I'm attempting the following question from MIT Discrete Math Course and I want to know if my Proof for the given question is correct or not.
Question:
I have a deck of 52 regular playing cards, 26 red, 26 black, randomly shuffled. They all lie face down in the deck so that you can’t see them. I will draw a card off the top of the deck and turn it face up so that you can see it and then put it aside. I will continue to turn up cards like this but at some point while there are still cards left in the deck, you have to declare that you want the next card in the deck to be turned up. If that next card turns up black you win and otherwise you lose. Either way, the game is then over.
Either,
- come up with a strategy for this game that gives you a probability of winning strictly greater than 1/2 and prove that the strategy works, or,
- come up with a proof that no such strategy can exist.
Answer:
No such Strategy exists.
Proof by Contraction:
- Assume there exists a strategy S that produces a probability of winning (drawing a black card) strictly greater than 1/2.
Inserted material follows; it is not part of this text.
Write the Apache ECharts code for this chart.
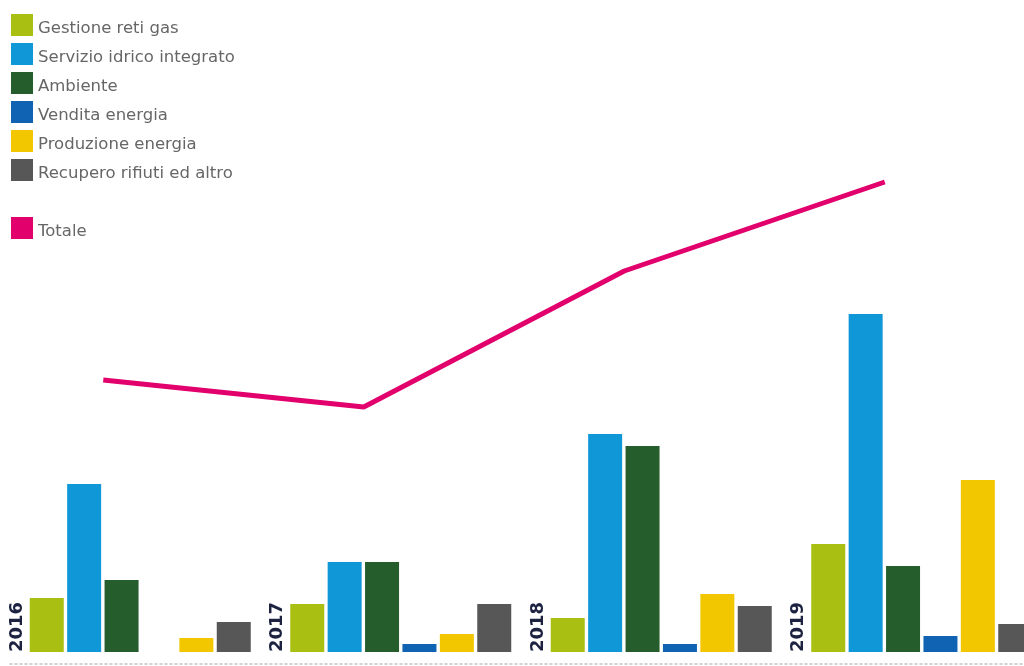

- This implies that strategy S wins for more than half of the possible 52! deck arrangements.
- For every deck arrangement where S wins with a black card, there is a corresponding arrangement where the positions of the black and red cards are swapped.
- In this swapped arrangement, S would win if we redefined winning to be drawing a red card.
- Therefore, if S wins for more than half of the deck arrangements when winning is defined as drawing a black card, then for every one of those arrangements, there is an alternative arrangement where the strategy would have produced a win if winning were defined as drawing a red card.
- This means we have more than 52!/2 arrangements where the strategy wins and similarly more than 52!/2 arrangements where the strategy loses.
- But this is a contradiction since it implies that the total number of winning and losing arrangements exceeds 52!, the total number of possible combinations.